Sony set out to be the iTunes of book-publishing with its Sony Reader. And Sony built a pretty good technical and marketing replica of that iPod model — with an initial online offering that was comparable to Apple’s initial limited selection, with a desktop piece of software clearly modeled on the iTunes client, with redistribution deals with a number of publishers, and at the center a top notch piece of hardware.
And this week, as Amazon released the Kindle, the Sony Reader became a paperweight. The Kindle sports about 100,000 titles compared to Sony’s 10,000. And that makes all the difference — it’s the difference between thinking of books you want to read and finding electronic versions available and having to browse what’s available to find out what you can read.
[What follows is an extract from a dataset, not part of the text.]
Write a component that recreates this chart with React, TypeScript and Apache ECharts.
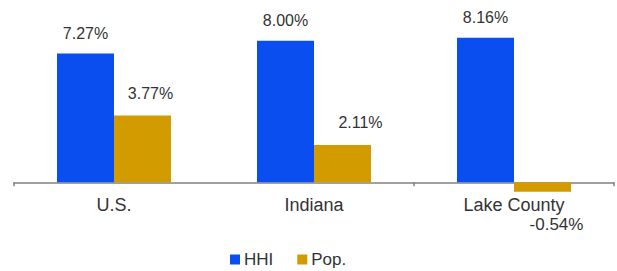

Nobody wants to buy an ebook device with less titles than their local bookstore. That’s just insane.
All the same, I can’t help thinking of a major flaw in Sony’s “iPod for books” formulation of their strategy.
Here’s what they missed. When the iPod first came out, people were not primarily loading it up with stuff from iTunes. The majority of people’s collections came from either rips of their own CDs or from so-called piracy (I prefer filesharing, but whatev).
An iPod made sense because if iTunes didn’t have what you wanted you could get it by hook or crook.
It occurred to me yesterday that if there had been a vibrant book piracy market, the Sony Reader would have been an easy sell. There would be a huge base. If one could grab a copy of I, Robot or Confederacy of Dunces for free off of a BitTorrent site, you wouldn’t hesitate to get a Reader — and the market penetration of the device would then (as with the iPod) start to drive legal sales.
But every month I would look to see if the book my book club was reading was available on the Sony Reader, and every month it was not. Not once.
And with no filesharing market to turn to for unofficial copies, I had to go to physical alternatives.
Well, you might say, at least the author got something out of that. At least the author got paid.
Nope, sorry. Didn’t happen. Like most people I know nowadays I use Amazon to order secondhand copies from people around the country. The author didn’t get a dime, and neither did the publisher — I ordered these books secondhand.
I think the Kindle is going to be a big hit, because of a number of design choices they made, but even more because only Amazon has the real force to make the industry wake up. Oh, and 100,000 titles on launch doesn’t hurt either.
But as they move forward, it might be good for both Amazon and the publishers to realize it often takes a little unauthorized use to jumpstart an industry — at least until the gaps are filled in. That’s the real lesson of the iPod, and one that Sony apparently missed.